A WORLD TO WIN    #17   (1992)

 

Long Live the Revolutionary Spirit of Chiang Ching!

- Statement by the Committee of the Revolutionary Internationalist Movement

8th June 1991

Wind and rain escorted Spring's departure,

Flying snow welcomes Spring's return.

On the ice-clad rock rising high and sheer

A flower blooms sweet and fair.

Sweet and fair, she craves not Spring for herself alone,

To be the harbinger of Spring she is content.

When the mountain flowers are in full bloom

She will smile mingling in their midst.

" Ode to the Plum Blossom", by Mao Tsetung, December 1961

On 5th June 1991, the authorities of China announced the death of Chiang Ching. Her death comes after fifteen years in captivity by the reactionary regime in highly suspicious circumstances. Chiang Ching was the living symbol of the Great Proletarian Cultural Revolution, the historic movement of hundreds of millions of workers, peasants and revolutionary intellectuals that Mao Tsetung unleashed in China in 1966. In that outstanding movement, Chiang Ching, together with other prominent followers of Mao, dared to lead the people against those big shots and high party officials who were trying to transform socialist China into a reactionary capitalist state. During this epic battle of ten years, citadels long declared off-limits to the masses were stormed and the proletariat nurtured the sprouts of a wholly different type of society. Chiang Ching was in the forefront of these great advances and is particularly associated with the transformation of Peking Opera and ballet which went from glorifying the old society to a thoroughly new art portraying revolutionary workers and peasants.

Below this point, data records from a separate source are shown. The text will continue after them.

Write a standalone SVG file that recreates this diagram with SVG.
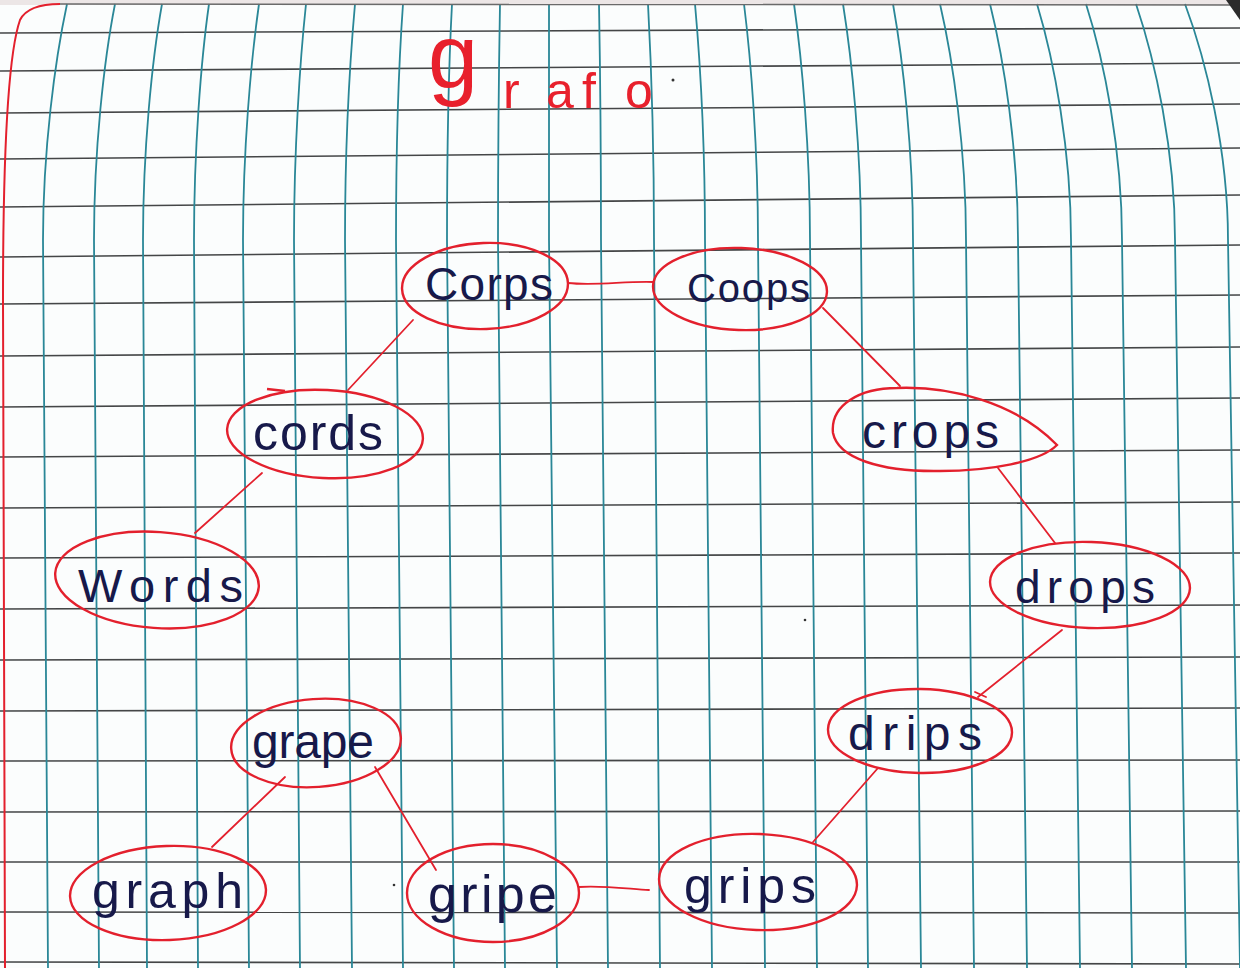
<svg xmlns="http://www.w3.org/2000/svg" width="1240" height="968" viewBox="0 0 1240 968">
<style>
.v{fill:none;stroke:#2a8797;stroke-width:1.8}
.h{fill:none;stroke:#444647;stroke-width:1.6}
.node{fill:none;stroke:#e3202d;stroke-width:2.4}
.edge{fill:none;stroke:#e3202d;stroke-width:1.8;stroke-linecap:round}
.lbl{font-family:"Liberation Sans","DejaVu Sans",sans-serif;fill:#17194a}
.title{font-family:"Liberation Sans","DejaVu Sans",sans-serif;fill:#e8202c}
.dot{fill:#333}
</style>
<rect width="1240" height="968" fill="#fbfdfd"/>
<rect width="1240" height="5" fill="#ece6e6"/>
<g id="grid-h">
<path class="h" d="M0,33 L1240,28"/>
<path class="h" d="M0,71 L1240,63"/>
<path class="h" d="M0,113 L1240,104"/>
<path class="h" d="M0,159 L1240,148"/>
<path class="h" d="M0,207 L1240,195"/>
<path class="h" d="M0,257 L1240,245"/>
<path class="h" d="M0,304 L1240,295"/>
<path class="h" d="M0,356 L1240,347"/>
<path class="h" d="M0,407 L1240,398"/>
<path class="h" d="M0,457 L1240,450"/>
<path class="h" d="M0,508 L1240,502"/>
<path class="h" d="M0,558 L1240,553"/>
<path class="h" d="M0,609 L1240,605"/>
<path class="h" d="M0,660 L1240,657"/>
<path class="h" d="M0,711 L1240,708"/>
<path class="h" d="M0,761 L1240,760"/>
<path class="h" d="M0,812 L1240,811"/>
<path class="h" d="M0,862 L1240,862"/>
<path class="h" d="M0,912 L1240,913"/>
<path class="h" d="M0,962 L1240,964"/>
</g>
<g id="grid-v">
<path class="v" d="M67,4 C55,60 43,150 43,240 L48,968"/>
<path class="v" d="M115,4 C104,60 94,150 94,240 L99,968"/>
<path class="v" d="M162,4 C152,60 143,150 143,240 L147,968"/>
<path class="v" d="M209,4 C201,60 194,150 194,240 L198,968"/>
<path class="v" d="M259,4 C251,60 243,150 243,240 L249,968"/>
<path class="v" d="M306,4 C300,60 294,150 294,240 L300,968"/>
<path class="v" d="M355,4 C350,60 345,150 345,240 L352,968"/>
<path class="v" d="M403,4 C399,60 396,150 396,240 L403,968"/>
<path class="v" d="M452,4 C449,60 447,150 447,240 L454,968"/>
<path class="v" d="M500,4 C499,60 498,150 498,240 L505,968"/>
<path class="v" d="M549,4 C549,60 549,150 549,240 L557,968"/>
<path class="v" d="M599,4 C600,60 601,150 601,240 L608,968"/>
<path class="v" d="M648,4 C651,60 654,150 654,240 L660,968"/>
<path class="v" d="M695,4 C700,60 705,150 705,240 L712,968"/>
<path class="v" d="M744,4 C751,60 758,150 758,240 L765,968"/>
<path class="v" d="M794,4 C802,60 810,150 810,240 L817,968"/>
<path class="v" d="M843,4 C852,60 861,150 861,240 L868,968"/>
<path class="v" d="M893,4 C903,60 913,150 913,240 L921,968"/>
<path class="v" d="M940,4 C953,60 966,150 966,240 L974,968"/>
<path class="v" d="M990,4 C1004,60 1018,150 1018,240 L1027,968"/>
<path class="v" d="M1037,4 C1054,60 1071,150 1071,240 L1080,968"/>
<path class="v" d="M1086,4 C1104,60 1122,150 1122,240 L1132,968"/>
<path class="v" d="M1136,4 C1155,60 1175,150 1175,240 L1186,968"/>
<path class="v" d="M1185,4 C1206,60 1228,150 1228,240 L1240,968"/>
</g>
<g id="page-edge">
<path d="M60,4 L1240,5" fill="none" stroke="#6a6a6a" stroke-width="1.5"/>
<path d="M5,968 L3,300 C3,180 6,60 20,20 C26,8 40,4 60,4" fill="none" stroke="#e3202d" stroke-width="2"/>
<path d="M1226,0 L1240,0 L1240,20 Z" fill="#2b2b2b"/>
</g>
<g id="title">
<text class="title" x="428" y="88" font-size="90">g</text>
<text class="title" y="108" font-size="50"><tspan x="503">r</tspan><tspan x="546">a</tspan><tspan x="582">f</tspan><tspan x="625">o</tspan></text>
<circle cx="673" cy="80" r="1.5" class="dot"/>
</g>
<circle cx="805" cy="620" r="1.3" class="dot"/>
<circle cx="394" cy="885" r="1.3" class="dot"/>
<g id="connectors">
<path class="edge" d="M568,283 C595,286 625,281 653,282"/>
<path class="edge" d="M413,320 L348,390"/>
<path class="edge" d="M823,308 L900,386"/>
<path class="edge" d="M262,473 L195,533"/>
<path class="edge" d="M998,468 L1055,543"/>
<path class="edge" d="M1062,630 L978,697 M975,692 L986,697"/>
<path class="edge" d="M878,768 L813,842"/>
<path class="edge" d="M285,777 L212,847"/>
<path class="edge" d="M375,767 L436,870"/>
<path class="edge" d="M579,887 C600,885 630,889 649,890"/>
</g>
<g id="node-corps">
<ellipse class="node" cx="485" cy="286" rx="83" ry="43" transform="rotate(-2 485 286)"/>
<text class="lbl" x="425" y="300" font-size="46" textLength="128" lengthAdjust="spacing">Corps</text>
</g>
<g id="node-coops">
<ellipse class="node" cx="740" cy="289" rx="87" ry="41" transform="rotate(2 740 289)"/>
<text class="lbl" x="687" y="302" font-size="40" textLength="123" lengthAdjust="spacing">Coops</text>
</g>
<g id="node-cords">
<ellipse class="node" cx="325" cy="434" rx="98" ry="44" transform="rotate(3 325 434)"/>
<path class="node" d="M267,389 L285,391"/>
<text class="lbl" x="253" y="450" font-size="50" textLength="130" lengthAdjust="spacing">cords</text>
</g>
<g id="node-words">
<ellipse class="node" cx="157" cy="580" rx="102" ry="48" transform="rotate(4 157 580)"/>
<text class="lbl" x="78" y="602" font-size="47" textLength="165" lengthAdjust="spacing">Words</text>
</g>
<g id="node-crops">
<path class="node" d="M833,433 C830,405 860,388 897,388 C950,386 1015,402 1057,445 C1040,462 990,471 940,471 C880,472 838,458 833,433 Z"/>
<text class="lbl" x="862" y="448" font-size="48" textLength="137" lengthAdjust="spacing">crops</text>
</g>
<g id="node-drops">
<ellipse class="node" cx="1090" cy="585" rx="100" ry="43" transform="rotate(2 1090 585)"/>
<text class="lbl" x="1015" y="603" font-size="46" textLength="140" lengthAdjust="spacing">drops</text>
</g>
<g id="node-drips">
<ellipse class="node" cx="920" cy="731" rx="92" ry="42" transform="rotate(1 920 731)"/>
<text class="lbl" x="848" y="750" font-size="48" textLength="134" lengthAdjust="spacing">drips</text>
</g>
<g id="node-grape">
<ellipse class="node" cx="316" cy="743" rx="85" ry="44" transform="rotate(-4 316 743)"/>
<text class="lbl" x="252" y="758" font-size="48" textLength="122" lengthAdjust="spacing">grape</text>
</g>
<g id="node-graph">
<ellipse class="node" cx="168" cy="893" rx="98" ry="47" transform="rotate(-2 168 893)"/>
<text class="lbl" x="92" y="908" font-size="50" textLength="151" lengthAdjust="spacing">graph</text>
</g>
<g id="node-gripe">
<ellipse class="node" cx="493" cy="893" rx="86" ry="49"/>
<text class="lbl" x="428" y="912" font-size="52" textLength="129" lengthAdjust="spacing">gripe</text>
</g>
<g id="node-grips">
<ellipse class="node" cx="758" cy="882" rx="99" ry="48" transform="rotate(2 758 882)"/>
<text class="lbl" x="684" y="903" font-size="50" textLength="132" lengthAdjust="spacing">grips</text>
</g>
</svg>
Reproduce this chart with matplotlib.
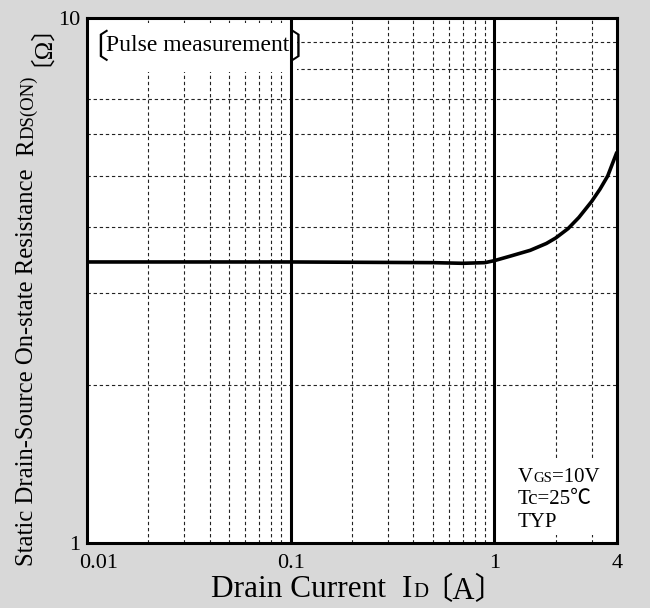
import numpy as np
import matplotlib
matplotlib.use("Agg")
import matplotlib.pyplot as plt
from matplotlib.patches import Rectangle
from matplotlib.ticker import LogLocator, NullFormatter
from matplotlib.transforms import IdentityTransform, ScaledTranslation

FAM = ["Liberation Serif", "Noto Sans CJK JP"]
plt.rcParams["font.family"] = FAM

# data
drain_current = [0.01, 0.1, 0.5, 0.7, 0.9, 1.0, 1.2, 1.5, 1.8, 2.0, 2.3, 2.6, 3.0, 3.3, 3.6, 4.0]
resistance = [3.43, 3.43, 3.42, 3.41, 3.42, 3.45, 3.52, 3.61, 3.72, 3.81, 3.97, 4.17, 4.47, 4.72, 5.0, 5.56]

x_ticks = [0.01, 0.1, 1, 4]
x_tick_labels = ["0.01", "0.1", "1", "4"]
y_ticks = [1, 10]
y_tick_labels = ["1", "10"]
solid_lines = [0.1, 1]

fig = plt.figure(figsize=(6.5, 6.08), dpi=100, facecolor="#d8d8d8")
ax = fig.add_axes([87 / 650, 65 / 608, 530 / 650, 525 / 608])
ax.set_xscale("log")
ax.set_yscale("log")
ax.set_xlim(0.01, 4)
ax.set_ylim(1, 10)

ax.set_xticks(x_ticks)
ax.set_xticklabels(x_tick_labels)
ax.set_yticks(y_ticks)
ax.set_yticklabels(y_tick_labels)
for a in (ax.xaxis, ax.yaxis):
    a.set_minor_locator(LogLocator(base=10, subs=np.arange(2, 10), numticks=50))
    a.set_minor_formatter(NullFormatter())
ax.tick_params(which="both", length=0, labelsize=16)
ax.tick_params(axis="x", pad=8)
ax.tick_params(axis="y", pad=5)
# first x label sits a bit right of its tick
lab0 = ax.get_xticklabels()[0]
lab0.set_transform(lab0.get_transform() + ScaledTranslation(0.12, 0, fig.dpi_scale_trans))

ax.grid(which="minor", color="#222222", lw=0.8, ls=(0, (3, 2.5)))
for v in solid_lines:
    ax.axvline(v, color="black", lw=2.2, zorder=2.2)
ax.plot(drain_current, resistance, color="black", lw=2.6, zorder=3, solid_capstyle="butt")
for s in ax.spines.values():
    s.set_linewidth(2.2)
    s.set_zorder(4)

# white patches behind the two notes
ax.add_patch(Rectangle((0, 0.897), 0.396, 0.093, transform=ax.transAxes,
                       facecolor="white", edgecolor="none", zorder=2.1))
ax.add_patch(Rectangle((0.797, 0.015), 0.173, 0.147, transform=ax.transAxes,
                       facecolor="white", edgecolor="none", zorder=2.1))


def chain(parts, x, y, rot=0, align="center"):
    """parts: (text, size, gap after px, shift px); pixel coords"""
    texts = []
    for s, size, gap, dy in parts:
        t = fig.text(0, 0, s, fontsize=size, rotation=rot, rotation_mode="anchor",
                     ha="left", va="baseline", transform=IdentityTransform(), zorder=5)
        texts.append((t, gap, dy))
    fig.canvas.draw()
    r = fig.canvas.get_renderer()
    lens = []
    for t, gap, dy in texts:
        bb = t.get_window_extent(r)
        lens.append((bb.height if rot else bb.width) + gap)
    pos = -sum(lens) / 2 if align == "center" else 0
    for (t, gap, dy), L in zip(texts, lens):
        t.set_position((x - dy, y + pos) if rot else (x + pos, y + dy))
        pos += L
    return [t for t, g, d in texts]


chain([("Drain Current", 22.5, 16, 0), ("I", 22.5, 1, 0), ("D", 15, -6, 0),
       ("〔A〕", 22, 0, -2)], 358, 11)
chain([("Static Drain-Source On-state Resistance", 17.8, 13, 0), ("R", 17.8, 0, 0),
       ("DS(ON)", 13.5, 10, 0), ("〔Ω〕", 17.8, 0, -2)], 33, 326, rot=90)

chain([("〔", 24, -2, -7), ("Pulse measurement", 17, 0, 0), ("〕", 24, 0, -7)],
      75, 608 - 51, align="left")

# condition note, each line on its own
note = [[("V", 15, 0, 0), ("GS", 10.5, 0, 0), ("=10V", 15, 0, 0)],
        [("Tc=25℃", 15, 0, 0)],
        [("TYP", 15, 0, 0)]]
for i, line in enumerate(note):
    chain(line, 518, 608 - 482 - 22.5 * i, align="left")

fig.savefig("out.png", dpi=100, facecolor=fig.get_facecolor())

With the leadership and support of Mao Tsetung, Chiang Ching and her comrades were successful for ten years in preventing capitalist restoration in China. But only one month after the death of Mao Tsetung the rightists in China overthrew Mao's followers and imprisoned Chiang Ching, Chang Chun-chiao and other prominent Maoists. At her trial in 1981, Chiang Ching courageously turned the prisoners' dock into a tribunal to defend the accomplishments of worker and peasant rule in China and to denounce the revisionist usurpers who were trampling on Mao's legacy. In so doing, Chiang Ching spoke for and gave heart to the genuine Maoists the world over who opposed the reactionary coup in China and who had begun the process of regrouping which led to the formation of the Revolutionary Internationalist Movement. RIM have considered Chiang Ching one of our own during her long years of imprisonment, and today we commemorate the life and memory of this revolutionary heroine.

Throughout her life, Chiang Ching was the implacable opponent of all injustices and inequalities of the old society. More importantly, she dedicated her life to bringing the new society, with new relations between people, into being. Chiang Ching earned the lasting hatred of all apologists of exploitation, for whom the greatest "crime" is putting political power in the hands of the formerly downtrodden and for whom the greatest "loss of reason" is the vision of a communist society without classes. Nor could the new barons of China ever forgive a woman for having challenged their cozy nests, and they were determined to apply the feudal notion of making a widow pay for the "crimes" of her husband, Mao Tsetung. But the qualities reactionaries and the narrow-minded loathed in Chiang Ching and never stopped attacking her for are the very qualities that the communists and the class-conscious proletarians will always cherish.

Chiang Ching died in captivity without living to see the day when the bloody bandits such as Deng Xiaoping who run China today are dethroned. But when the proletariat and the masses in China finally succeed in re-establishing their rule, the memory of Chiang Ching and her lifetime of struggle for the cause of communism will surely hold a special place in their hearts and minds. In the meantime, may the fierce defiance of the chains of tradition and the uncompromising and bold revolutionary spirit of Comrade Chiang Ching continue to serve as the harbingers of Spring.